The Roman Amphitheatre itself was considered and analyzed as an architectural, as well as an archaeological, theme of interposition. Restoration of architectural monuments must consider vertical surfaces together with horizontal ones, including all the protruding, angled and curved planes and volumes into a unified vision. The archaeological monument has been therefore studied as a complex “building system”: elements such as frames, jetties and horizontal planes are not only “decoration” elements, but they play an important role in protection and preservation. The whole system, starting from its constructive geometry represents a composite reality transformed during the times, under human and natural actions.
Knowledge and recognition of values are the basis in order to lighten and localize the causes of the action of external agents, such as rainwater, smog, weeds, micro-organisms.
The intention of the project of restoration is to facilitate the reading and not to erase the traces of time, according to the dictates of the Charters of restoration. The project method clearly defines the direction of “conservative” and “revealing” proposals of intervention, claimed from 1964 by the Charter of Venice, on an ancient monument but as much archaeological and perhaps - to a greater extent - architectural. The project of restoration answers also to the needs of implementing the monument with iron gates, in order to open or close the arches of the first order, according to a more flexible use of the monument and to security demands and standards. The solution took in account all the specific needs and controls using already existing holes for the mechanical fixing of the gates.

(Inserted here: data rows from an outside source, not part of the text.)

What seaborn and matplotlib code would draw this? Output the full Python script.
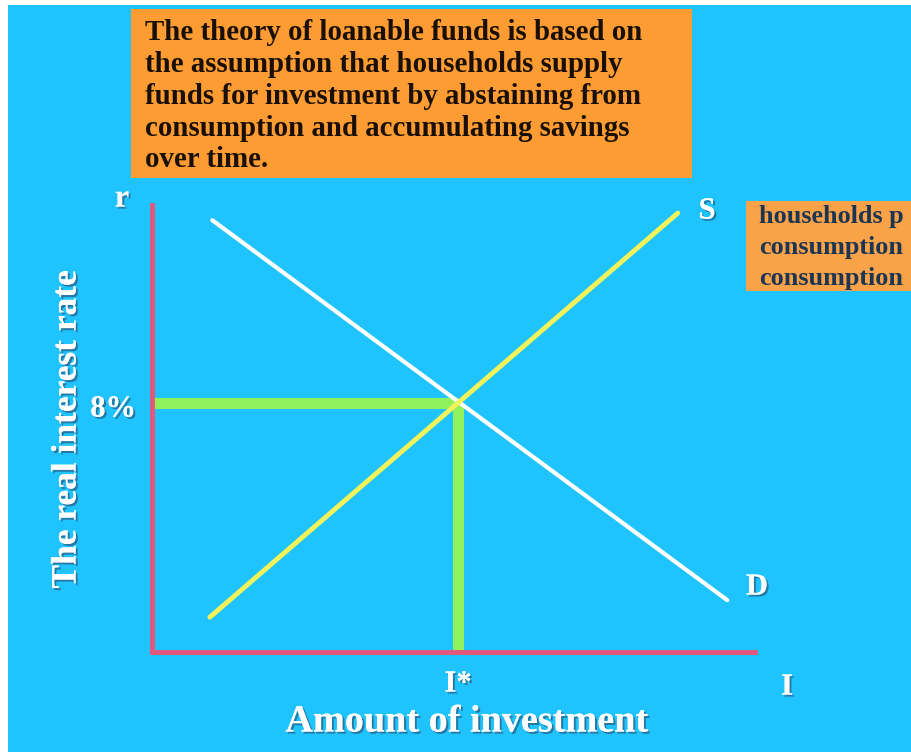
import matplotlib
matplotlib.use("Agg")
import matplotlib.pyplot as plt
import matplotlib.patheffects as pe
from matplotlib.patches import Rectangle
import seaborn as sns
import pandas as pd

# ---- data ----
demand_x = [1.0, 9.54]
demand_y = [9.66, 1.16]
supply_x = [0.96, 8.72]
supply_y = [0.78, 9.82]
eq_x = 5.07
eq_y = 5.57
rate_label = "8%"
qty_label = "I*"
x_axis_name = "I"
y_axis_name = "r"
supply_name = "S"
demand_name = "D"
x_title = "Amount of investment"
y_title = "The real interest rate"
box_lines = ["The theory of loanable funds is based on",
             "the assumption that households supply",
             "funds for investment by abstaining from",
             "consumption and accumulating savings",
             "over time."]
side_lines = ["households p",
              "consumption",
              "consumption"]

sns.set_theme(style="white")
plt.rcParams['font.family'] = ['Liberation Serif', 'DejaVu Serif']

W, H = 912, 752
CYAN = "#1fc3fd"
fig = plt.figure(figsize=(W / 100, H / 100), dpi=100)
fig.patch.set_facecolor(CYAN)

def fx(px):
    return px / W

def fy(py):
    return 1 - py / H

# overlay axes for background and boxes (figure pixel coordinates)
ov = fig.add_axes([0, 0, 1, 1], zorder=0)
ov.set_xlim(0, W)
ov.set_ylim(H, 0)
ov.axis("off")
ov.patch.set_alpha(0)
ov.add_patch(Rectangle((0, 0), 8, H, facecolor="white", edgecolor="none", zorder=0))
ov.add_patch(Rectangle((0, 0), W, 5, facecolor="white", edgecolor="none", zorder=0))

# top orange box
ov.add_patch(Rectangle((131, 9), 561, 169, facecolor="#fd9c32", edgecolor="none", zorder=1))
for i, line in enumerate(box_lines):
    ov.text(145, 33 + i * 31.7, line, fontsize=20.8, fontweight="bold", color="#1a0f05",
            va="center", ha="left", zorder=2)

# side orange box (cut off by the edge in the reference)
ov.add_patch(Rectangle((746, 201), 200, 90, facecolor="#f9a247", edgecolor="none", zorder=1))
for i, line in enumerate(side_lines):
    ov.text(759, 217 + i * 30.5, line, fontsize=18.8, fontweight="bold", color="#1c3552",
            va="center", ha="left", zorder=2)

# main axes
L, R, T, B = 152, 755, 205, 652
ax = fig.add_axes([fx(L), fy(B), (R - L) / W, (B - T) / H], zorder=1)
ax.patch.set_alpha(0)
ax.set_xlim(0, 10)
ax.set_ylim(0, 10)

green = "#8ff25c"
ax.plot([0, eq_x], [eq_y, eq_y], color=green, lw=8, solid_capstyle="butt", zorder=2)
ax.plot([eq_x, eq_x], [0, eq_y], color=green, lw=8, solid_capstyle="butt", zorder=2)

df_d = pd.DataFrame({"x": demand_x, "y": demand_y})
df_s = pd.DataFrame({"x": supply_x, "y": supply_y})
sns.lineplot(data=df_d, x="x", y="y", ax=ax, color="white", lw=3, zorder=3)
sns.lineplot(data=df_s, x="x", y="y", ax=ax, color="#f2f25a", lw=3.5, zorder=4)

for s in ["top", "right"]:
    ax.spines[s].set_visible(False)
for s in ["left", "bottom"]:
    ax.spines[s].set_visible(True)
    ax.spines[s].set_color("#e2577a")
    ax.spines[s].set_linewidth(3.5)
ax.set_xticks([])
ax.set_yticks([])
ax.set_xlabel("")
ax.set_ylabel("")

# text overlay on top
tx = fig.add_axes([0, 0, 1, 1], zorder=2)
tx.set_xlim(0, W)
tx.set_ylim(H, 0)
tx.axis("off")
tx.patch.set_alpha(0)

shadow = [pe.withSimplePatchShadow(offset=(1.5, -1.5), shadow_rgbFace="#2a5a80", alpha=0.7), pe.Normal()]

def wtext(x, y, s, size, **kw):
    t = tx.text(x, y, s, fontsize=size, fontweight="bold", color="white", zorder=5, **kw)
    t.set_path_effects(shadow)
    return t

wtext(122, 199, y_axis_name, 23, ha="center", va="center")
wtext(136, 409, rate_label, 22, ha="right", va="center")
wtext(707, 211, supply_name, 22, ha="center", va="center")
wtext(757, 587, demand_name, 22, ha="center", va="center")
wtext(458, 684, qty_label, 22, ha="center", va="center")
wtext(787, 687, x_axis_name, 22, ha="center", va="center")
wtext(467, 722, x_title, 27.5, ha="center", va="center")
wtext(67, 429, y_title, 25.5, ha="center", va="center", rotation=90)

fig.savefig("out.png", dpi=100)
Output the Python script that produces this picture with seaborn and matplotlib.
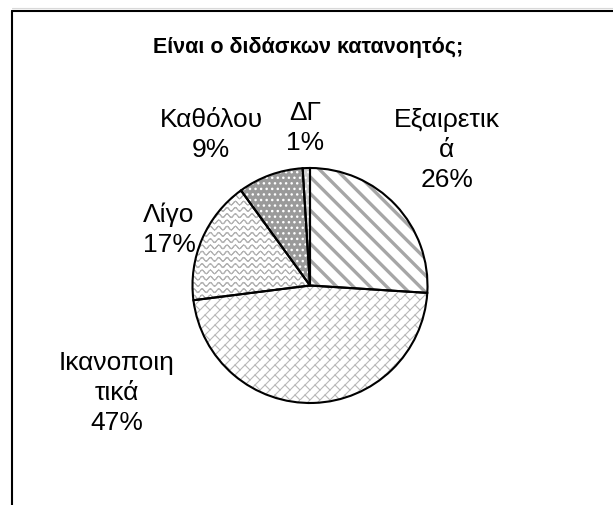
import warnings
import numpy as np
import matplotlib
matplotlib.use("Agg")
import matplotlib.pyplot as plt
import matplotlib.hatch as mhatch
from matplotlib.path import Path
from matplotlib.lines import Line2D
import seaborn as sns

warnings.filterwarnings("ignore")

# ---------------- data ----------------
title = "Είναι ο διδάσκων κατανοητός;"
categories = ["Εξαιρετικά", "Ικανοποιητικά", "Λίγο", "Καθόλου", "ΔΓ"]
label_names = ["Εξαιρετικ\nά", "Ικανοποιη\nτικά", "Λίγο", "Καθόλου", "ΔΓ"]
values = [26, 47, 17, 9, 1]

# ---------------- custom hatches ----------------
def _clip_seg(p0, p1):
    x0, y0 = p0
    x1, y1 = p1
    dx, dy = x1 - x0, y1 - y0
    t0, t1 = 0.0, 1.0
    for p, q in ((-dx, x0), (dx, 1 - x0), (-dy, y0), (dy, 1 - y0)):
        if p == 0:
            if q < 0:
                return None
        else:
            t = q / p
            if p < 0:
                t0 = max(t0, t)
            else:
                t1 = min(t1, t)
    if t1 - t0 < 1e-9:
        return None
    return (x0 + t0 * dx, y0 + t0 * dy), (x0 + t1 * dx, y0 + t1 * dy)


class _SegHatch(mhatch.HatchPatternBase):
    segs = []

    def set_vertices_and_codes(self, vertices, codes):
        for i, (a, b) in enumerate(self.segs):
            vertices[2 * i] = a
            vertices[2 * i + 1] = b
            codes[2 * i] = Path.MOVETO
            codes[2 * i + 1] = Path.LINETO


class BrickHatch(_SegHatch):
    def __init__(self, hatch, density):
        self.segs = []
        if "b" in hatch:
            n, m = 10, 5
            for k in range(-n, n + 1):
                v = k / n
                s = _clip_seg((-1.0, -1.0 + v), (2.0, 2.0 + v))
                if s:
                    self.segs.append(s)
            for k in range(-n - 1, n + 1):
                off = 0.5 * (k % 2)
                va, vb = k / n, (k + 1) / n
                for j in range(-3, 2 * m + 4):
                    u = (j + off) / m
                    p0 = ((u - va) / 2, (u + va) / 2)
                    p1 = ((u - vb) / 2, (u + vb) / 2)
                    s = _clip_seg(p0, p1)
                    if s:
                        self.segs.append(s)
        self.num_vertices = 2 * len(self.segs)


class WaveHatch(_SegHatch):
    def __init__(self, hatch, density):
        self.segs = []
        if "w" in hatch:
            nrows, nwaves, npts = 16, 12, 97
            xs = np.linspace(0, 1, npts)
            for r in range(nrows):
                y0 = (r + 0.5) / nrows
                ys = y0 + 0.018 * np.sin(2 * np.pi * nwaves * xs)
                for i in range(npts - 1):
                    self.segs.append(((xs[i], ys[i]), (xs[i + 1], ys[i + 1])))
        self.num_vertices = 2 * len(self.segs)


mhatch._hatch_types.extend([BrickHatch, WaveHatch])

# ---------------- style ----------------
sns.set_theme(style="white")
plt.rcParams["font.family"] = ["Liberation Sans", "DejaVu Sans"]

W, H = 613, 505
fig = plt.figure(figsize=(W / 100, H / 100), dpi=100)
fig.patch.set_facecolor("white")
ax = fig.add_axes([0, 0, 1, 1])

face_colors = ["white", "white", "white", "#9a9a9a", "#cfcfcf"]
hatch_colors = ["#a6a6a6", "#b8b8b8", "#b3b3b3", "white", "white"]
hatches = ["\\\\", "b", "w", "...", "..."]
hatch_lws = [2.4, 0.8, 0.8, 1.0, 1.0]

center = (310, H - 285.5)
radius = 117.5

wedges, _ = ax.pie(values, startangle=90, counterclock=False,
                   center=center, radius=radius,
                   wedgeprops=dict(linewidth=0))
for w, fc, hc, ht, hl in zip(wedges, face_colors, hatch_colors, hatches, hatch_lws):
    w.set_facecolor(fc)
    w.set_edgecolor(hc)
    w.set_hatch(ht)
    if hasattr(w, "set_hatch_linewidth"):
        w.set_hatch_linewidth(hl)
    else:
        w._hatch_linewidth = hl

# outlines
ax.pie(values, startangle=90, counterclock=False, center=center, radius=radius,
       wedgeprops=dict(facecolor="none", edgecolor="black", linewidth=1.5))

ax.set_xlim(0, W)
ax.set_ylim(0, H)
ax.set_aspect("auto")
ax.axis("off")

# labels
label_pos = [(447, H - 150), (117, H - 393), (169, H - 230), (211, H - 135), (305, H - 128)]
for name, v, (x, y) in zip(label_names, values, label_pos):
    ax.text(x, y, f"{name}\n{v}%", ha="center", va="center", fontsize=19,
            color="black", linespacing=1.3)

ax.text(308, H - 47, title, ha="center", va="center", fontsize=15.5,
        fontweight="bold", color="black")

# chart border (partially visible)
fig.add_artist(Line2D([11.5 / W, 1], [1 - 8 / H, 1 - 8 / H], color="#d9d9d9", lw=0.8))
fig.add_artist(Line2D([11.5 / W, 1], [1 - 10.5 / H, 1 - 10.5 / H], color="black", lw=1.5))
fig.add_artist(Line2D([11.5 / W, 11.5 / W], [0, 1 - 10.5 / H], color="black", lw=1.5))

fig.savefig("out.png", dpi=100)
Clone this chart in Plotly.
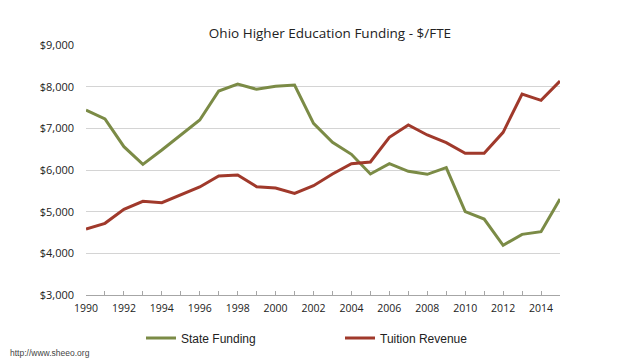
import plotly.graph_objects as go

years = list(range(1990, 2016))
state_funding = [7440, 7224, 6560, 6136, 6480, 6840, 7200, 7896, 8064, 7936, 8008, 8040,
                 7120, 6664, 6376, 5904, 6152, 5968, 5896, 6056, 5000, 4824, 4192, 4456, 4520, 5304]
tuition_revenue = [4584, 4720, 5056, 5248, 5216, 5408, 5592, 5856, 5880, 5600, 5568, 5440,
                   5624, 5904, 6152, 6192, 6784, 7080, 6840, 6656, 6400, 6400, 6904, 7824, 7672, 8136]
x_tick_labels = [str(y) for y in range(1990, 2015, 2)]
y_ticks = [3000, 4000, 5000, 6000, 7000, 8000, 9000]

# page body has an 8px margin, so the figure is laid out 8px smaller and shifted
W, H = 630, 351
L, R, T, B = 78, 78, 37, 64
PW, PH = W - L - R, H - T - B

fig = go.Figure()
fig.add_trace(go.Scatter(x=years, y=state_funding, mode="lines", name="State Funding",
                         line=dict(color="#7B8B46", width=3)))
fig.add_trace(go.Scatter(x=years, y=tuition_revenue, mode="lines", name="Tuition Revenue",
                         line=dict(color="#A0392B", width=3)))

fig.update_layout(
    width=W, height=H,
    margin=dict(l=L, r=R, t=T, b=B, autoexpand=False),
    paper_bgcolor="white", plot_bgcolor="white",
    title=dict(text="Ohio Higher Education Funding - $/FTE", x=322 / W, xanchor="center",
               y=1 - 25 / H, yanchor="middle",
               font=dict(family="Open Sans", size=13.5, color="#222222")),
    font=dict(family="Open Sans", size=11, color="#222222"),
    showlegend=True,
    legend=dict(orientation="h", x=(133 - L) / PW, xanchor="left", y=(PH - (330 - T)) / PH, yanchor="middle",
                entrywidth=154, entrywidthmode="pixels", itemwidth=30,
                font=dict(family="Liberation Sans", size=12, color="#222222")),
    xaxis=dict(range=[1990, 2015], tickvals=[int(t) for t in x_tick_labels], ticktext=x_tick_labels,
               ticks="inside", ticklen=4, tickcolor="#A6A6A6", showline=True, linecolor="#A6A6A6",
               showgrid=False, zeroline=False, automargin=False, ticklabelstandoff=3,
               tickfont=dict(size=10.5),
               minor=dict(dtick=1, tick0=1990, ticks="inside", ticklen=4, tickcolor="#A6A6A6", showgrid=False)),
    yaxis=dict(range=[3000, 9000], tickvals=y_ticks, tickformat="$,.0f", showgrid=True,
               gridcolor="#D4D4D4", gridwidth=1, zeroline=False, showline=False, ticks="",
               ticklabelstandoff=11, automargin=False),
    annotations=[dict(text="http://www.sheeo.org", xref="paper", yref="paper",
                      x=(0 - L) / PW, y=(PH - (344.5 - T)) / PH, xanchor="left", yanchor="middle",
                      showarrow=False, font=dict(family="Liberation Sans", size=8.5, color="#444444"))],
)

fig.write_html("out.html")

The guiding principles of this project aiming to PRESERVING, KEEPING AND TRANSFERRING CULTURAL HERITAGE TO THE FUTURE are screened and calibrated, through all the restoration process:
_ “potential reversibility”;
_ “compatibility”;
_ “minimum intervention” or, at least a “non-invasive” one;

The principle of “minimum intervention” and the vision of maintenance lead to delicate operations and recovery of deteriorated stones and bricks, carefully studied case by case.
The project develops a dual synergistic action. It provides the most effective presentation of the monument and, over time, it gives a complete ‘maintenance’ or ‘conservation planning’.
This corresponds to the current state of theoretical and methodological reflection on restoration, which considers prevention and maintenance as the most effective way to transmit heritage to the future.

 

CONCLUSIONS

The Coliseum worksite is already finished in Rome, the first restoration worksite is starting in Pompei. Tangible results can be shared among international scientific communities. Among the actions to be taken:
_ HIGHER SPECIALISED ACTORS AND LARGE COORDINATION EFFORTS (interdisciplinary dialogue - private and public actions)
_ TAKE INTO ACCOUNT THE ORGANISM IN ITS COMPLEXITY (different scales and different point of views)
_ RECOGNITION OF VALUES - HISTORICAL, AESTEHICAL, SOCIAL (from the story of restoration to the traces of time)
_ PRESERVATION BY ARRESTING DEGRADATION / REMOVING CAUSES (cleaning, consolidation, reintegration, protection)
_ GIVE SAFETY AND SECURITY TO BOTH STRUCTURES AND VISITORS
_ IMPLEMENT AND IMPROVE ACCESSIBILITY
_ RECORD ALL FINDINGS AND ACTIONS (graphic and database) PLAN MAINTEINANCE (what, when, who)
In conclusion a restoration project, in an archeological context, maintain its effectiveness references and principles as critically and scientifically shared. We preserve and keep in order to transfer the cultural contents, the layers of history, the structure and the materials themselves of the ancient monument, in the serene consciousness of being able to just slow down the relentless degradation, but not to grant an impossible - but anyway always pursued - immortality.